OK, well maybe not really a "mergency" (as my son calls them), but we are all pretty much going bananas up here. Not only have we pulverized our previous snowfall total record (which, I may add, was set in the notoriously noxious winter of 1978), but we are apparently getting a little too loopy up here.
I would call it cabin fever, but, being that we all live in some form of modified suburbia, I'm not sure that that keeps to the spirit of the phrase. All I can say is that my gas fireplace (controlled by a switch, thank you very much) is workin' overtime.
I just went out a while ago to shovel the 10 feet from my driveway to my front door of its 8" of snow (underlayed with a stunningly beautiful 1/2 inch of ice) and it took me over a half an hour.
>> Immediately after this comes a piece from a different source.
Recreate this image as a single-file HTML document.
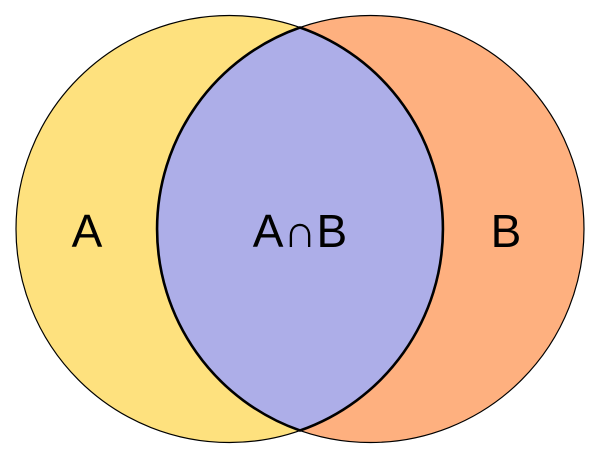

After which time, aside from being in a slightly surly mood, I couldn't feel my fingertips.
Well, I had planned to go out and take pictures this morning of the gorgeous trees, branches encased in ice (they looked like wonderful, weird tootsie-roll lollipops) but alas, it was too cold. I was too much of a wuss. I could say something deep about the fleetingness of beauty and change and blah blah but truth is, most of what I can think of is "Thank God for the Attached Garage".
Then, I stumbled upon this post on the Isthmus (a local Madison free newspaper) web site titled, "We're one snowstorm away from anarchy" (make sure to read all the way down, it gets better and better) and almost peed my pants. I said almost, friends. Thank God I didn't. No one likes peecicles.